Goal. Only the lines from the start of the data below through the line that contains "import pandas as pd" are to be copied, exactly and without pictures.

-- begin --

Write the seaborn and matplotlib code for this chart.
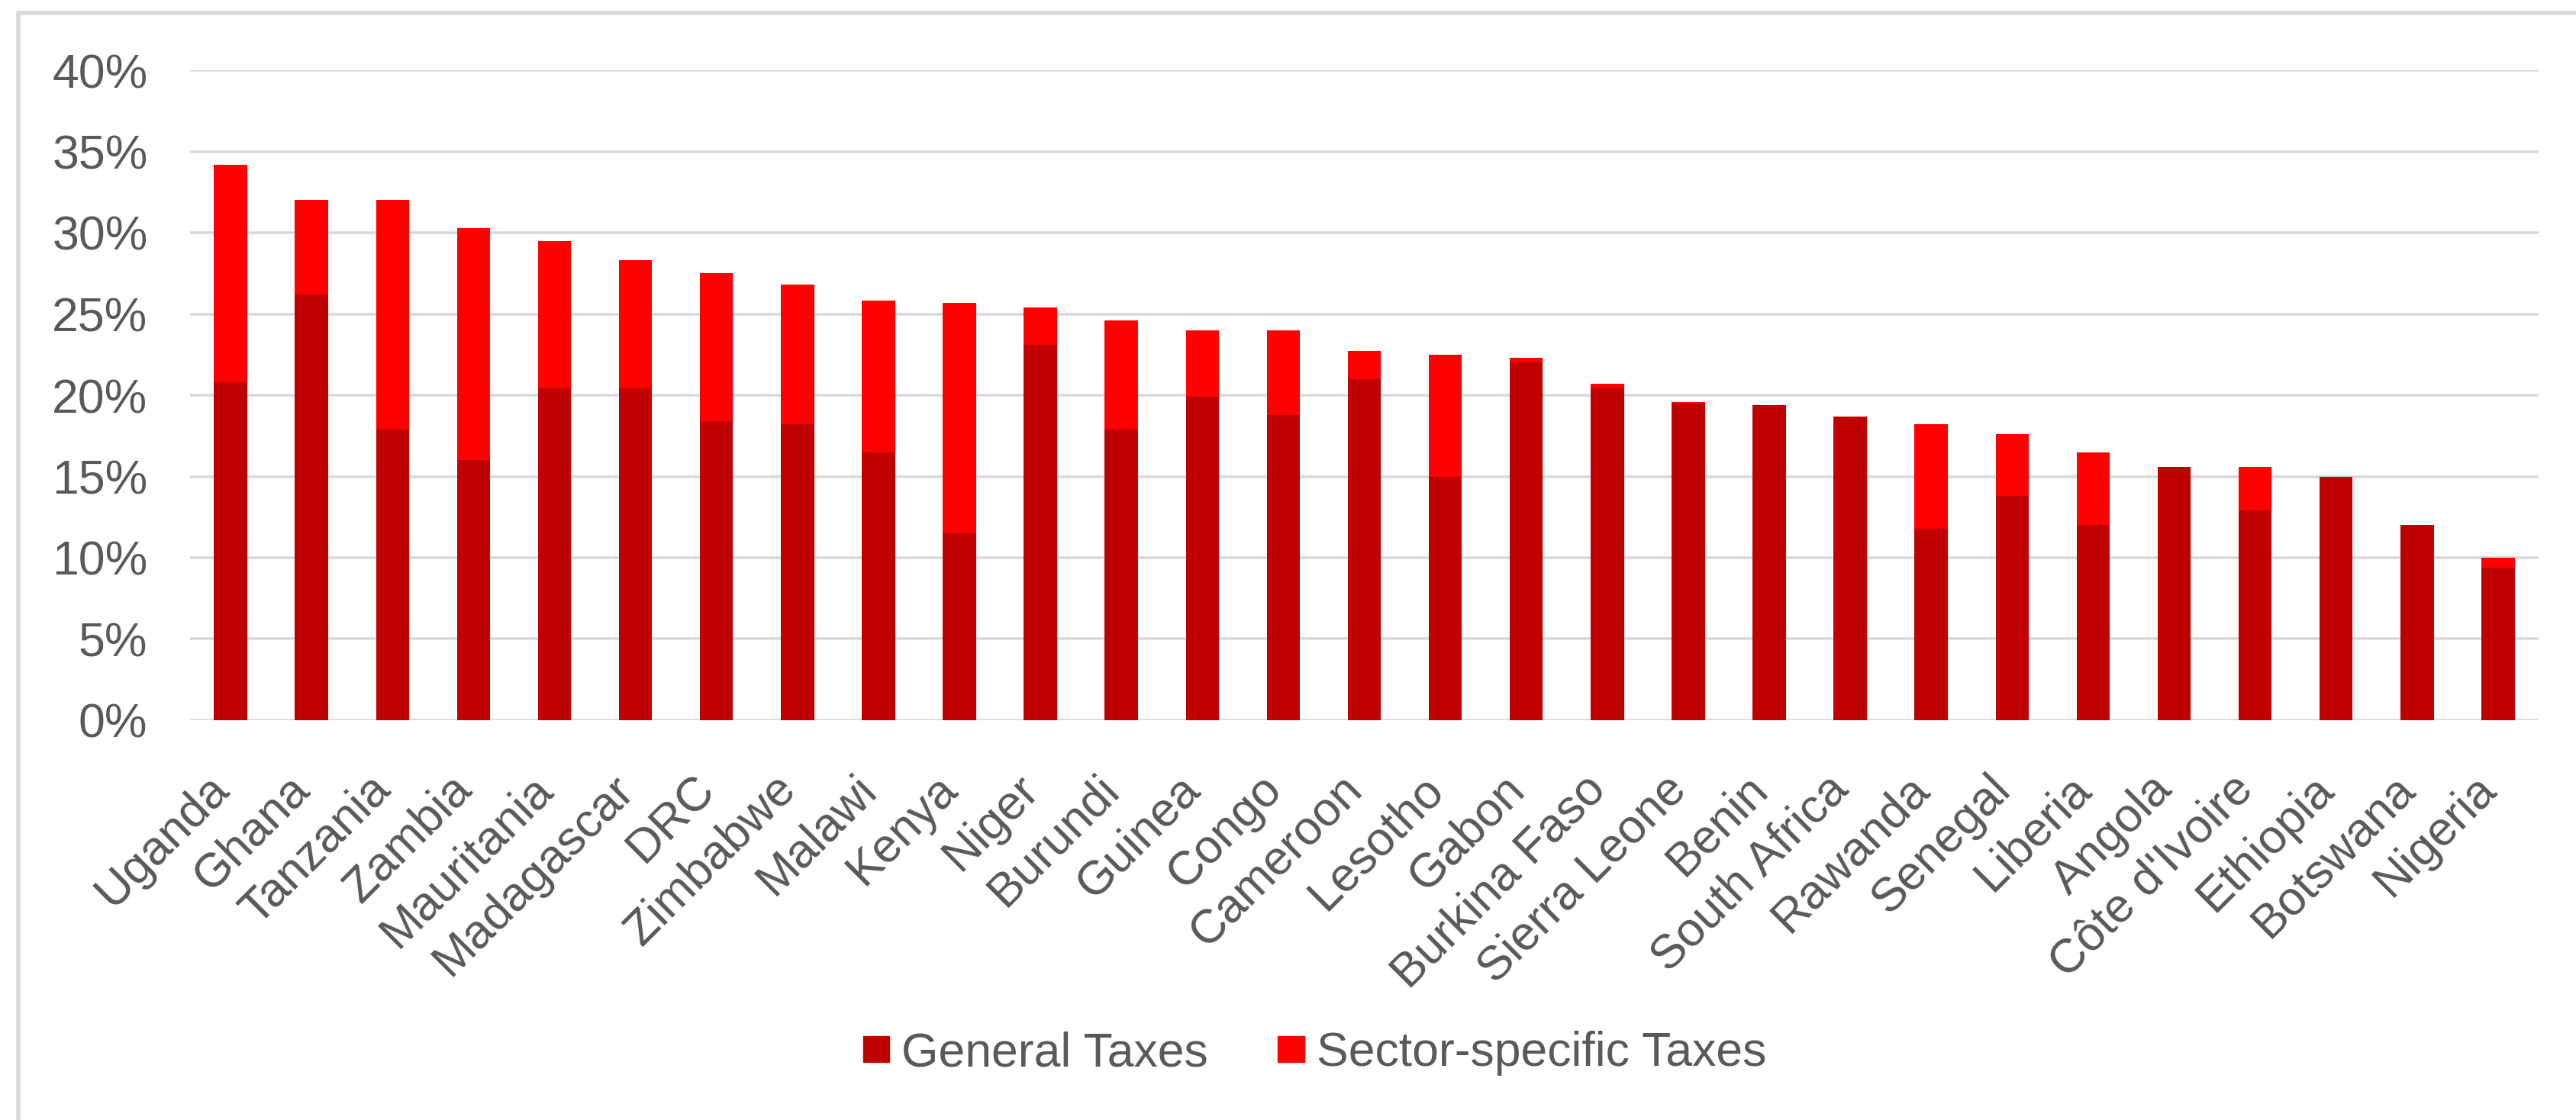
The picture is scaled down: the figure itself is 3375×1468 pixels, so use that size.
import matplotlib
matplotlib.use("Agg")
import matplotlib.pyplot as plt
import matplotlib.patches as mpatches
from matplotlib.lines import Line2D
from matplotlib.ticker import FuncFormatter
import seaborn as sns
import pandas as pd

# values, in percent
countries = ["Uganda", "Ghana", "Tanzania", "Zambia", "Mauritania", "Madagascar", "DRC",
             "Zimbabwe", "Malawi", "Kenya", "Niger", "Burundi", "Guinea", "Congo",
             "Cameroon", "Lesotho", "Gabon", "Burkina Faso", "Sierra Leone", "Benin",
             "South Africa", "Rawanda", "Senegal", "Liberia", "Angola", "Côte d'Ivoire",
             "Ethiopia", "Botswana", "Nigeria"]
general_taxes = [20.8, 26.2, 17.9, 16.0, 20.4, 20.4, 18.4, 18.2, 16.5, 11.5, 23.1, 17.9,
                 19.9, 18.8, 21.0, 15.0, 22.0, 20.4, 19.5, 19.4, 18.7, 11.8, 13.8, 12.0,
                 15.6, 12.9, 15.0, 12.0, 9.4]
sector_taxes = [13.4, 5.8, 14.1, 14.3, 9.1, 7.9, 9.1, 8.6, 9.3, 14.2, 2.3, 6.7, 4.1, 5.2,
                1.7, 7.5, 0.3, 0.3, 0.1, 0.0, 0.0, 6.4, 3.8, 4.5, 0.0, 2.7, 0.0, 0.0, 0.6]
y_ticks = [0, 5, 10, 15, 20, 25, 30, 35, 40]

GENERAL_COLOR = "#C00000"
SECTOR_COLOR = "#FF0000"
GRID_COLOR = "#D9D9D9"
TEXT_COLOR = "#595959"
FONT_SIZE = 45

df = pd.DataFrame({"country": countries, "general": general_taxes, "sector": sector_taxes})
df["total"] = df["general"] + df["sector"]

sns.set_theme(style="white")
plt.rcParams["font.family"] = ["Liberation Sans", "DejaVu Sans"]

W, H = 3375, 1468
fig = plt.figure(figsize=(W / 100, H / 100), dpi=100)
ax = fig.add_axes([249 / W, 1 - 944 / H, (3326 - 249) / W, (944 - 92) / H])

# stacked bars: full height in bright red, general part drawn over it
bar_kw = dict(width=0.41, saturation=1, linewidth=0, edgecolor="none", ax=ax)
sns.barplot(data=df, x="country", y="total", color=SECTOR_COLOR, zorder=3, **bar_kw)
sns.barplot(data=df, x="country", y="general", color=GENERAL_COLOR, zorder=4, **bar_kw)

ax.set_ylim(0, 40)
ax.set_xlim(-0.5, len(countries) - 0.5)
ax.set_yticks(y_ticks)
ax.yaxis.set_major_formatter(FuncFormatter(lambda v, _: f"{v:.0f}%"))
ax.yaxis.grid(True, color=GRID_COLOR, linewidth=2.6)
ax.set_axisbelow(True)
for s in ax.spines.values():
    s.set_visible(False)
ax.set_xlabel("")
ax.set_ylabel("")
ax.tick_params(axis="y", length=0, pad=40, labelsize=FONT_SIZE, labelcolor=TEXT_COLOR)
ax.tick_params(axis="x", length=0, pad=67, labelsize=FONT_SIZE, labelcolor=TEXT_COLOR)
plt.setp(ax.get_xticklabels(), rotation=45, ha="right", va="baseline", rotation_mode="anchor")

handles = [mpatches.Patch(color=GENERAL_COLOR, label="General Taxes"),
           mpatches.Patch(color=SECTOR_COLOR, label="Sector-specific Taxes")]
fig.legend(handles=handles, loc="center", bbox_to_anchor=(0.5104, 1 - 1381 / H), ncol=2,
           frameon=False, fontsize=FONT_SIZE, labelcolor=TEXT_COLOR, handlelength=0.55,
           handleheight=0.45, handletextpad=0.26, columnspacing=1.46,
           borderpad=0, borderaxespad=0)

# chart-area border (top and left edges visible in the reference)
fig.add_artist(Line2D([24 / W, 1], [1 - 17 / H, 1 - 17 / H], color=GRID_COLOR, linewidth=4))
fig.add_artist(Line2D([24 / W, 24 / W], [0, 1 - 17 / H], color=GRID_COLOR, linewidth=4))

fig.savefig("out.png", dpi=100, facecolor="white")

-- end --

Solution to this problem.
Write the seaborn and matplotlib code for this chart.
The picture is scaled down: the figure itself is 3375×1468 pixels, so use that size.
import matplotlib
matplotlib.use("Agg")
import matplotlib.pyplot as plt
import matplotlib.patches as mpatches
from matplotlib.lines import Line2D
from matplotlib.ticker import FuncFormatter
import seaborn as sns
import pandas as pd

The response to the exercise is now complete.